Predict method for Isolation Forest

Usage

# S3 method for isolation_forest
predict(object, newdata, type = "score",
  square_mat = FALSE, ...)

Arguments

object

An Isolation Forest object as returned by `isolation.forest`.

newdata

A data.frame, matrix, or sparse matrix (from package `Matrix` or `SparseM`, CSC format for distance and outlierness, or CSR format for outlierness and imputations) for which to predict outlierness, distance, or imputations of missing values. Note that when passing `type` = `"impute"` and newdata is a sparse matrix, under some situations it might get modified in-place.

type

Type of prediction to output. Options are:

  • `"score"` for the standardized outlier score, where values closer to 1 indicate more outlierness, while values closer to 0.5 indicate average outlierness, and close to 0 more averageness (harder to isolate).

  • `"avg_depth"` for the non-standardized average isolation depth.

  • `"dist"` for approximate pairwise distances (must pass more than 1 row) - these are standardized in the same way as outlierness, values closer to zero indicate nearer points, closer to one further away points, and closer to 0.5 average distance.

  • `"avg_sep"` for the non-standardized average separation depth.

  • `"tree_num"` for the terminal node number for each tree - if choosing this option, will return a list containing both the outlier score and the terminal node numbers, under entries `score` and `tree_num`, respectively.

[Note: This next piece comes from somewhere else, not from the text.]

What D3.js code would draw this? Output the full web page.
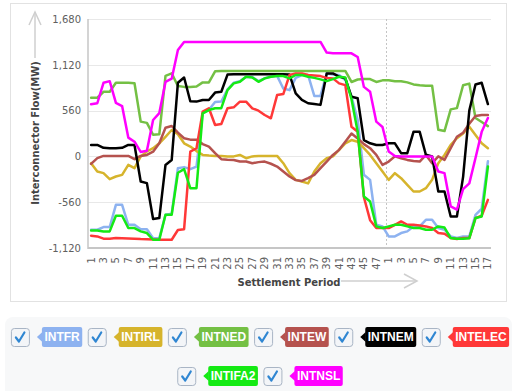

  • `"impute"` for imputation of missing values in `newdata`.

square_mat

When passing `type` = `"dist` or `"avg_sep"`, whether to return a full square matrix or just the upper-triangular part, in which the entry for pair 1 <= i < j <= n is located at position p(i, j) = ((i - 1) * (n - i/2) + j - i).

...

Not used.

Value

The requested prediction type, which can be a vector with one entry per row in `newdata` (for output types `"score"`, `"avg_depth"`, `"tree_num"`), a square matrix or vector with the upper triangular part of a square matrix (for output types `"dist"`, `"avg_sep"`), or the same type as the input `newdata` (for output type `"impute"`).

Details

The more threads that are set for the model, the higher the memory requirement will be as each thread will allocate an array with one entry per row (ourlierness) or combination (distance).

Outlierness predictions for sparse data will be much slower than for dense data. Not recommended to pass sparse matrices unless they are too big to fit in memory.

Note that after loading a serialized object from `isolation.forest` through `readRDS` or `load`, it will only de-serialize the underlying C++ object upon running `predict`, `print`, or `summary`, so the first run will be slower, while subsequent runs will be faster as the C++ object will already be in-memory.

In order to save memory when fitting and serializing models, the functionality for outputing terminal node numbers will generate index mappings on the fly for all tree nodes, even if passing only 1 row, so it's only recommended for batch predictions.

See Also

isolation.forest unpack.isolation.forest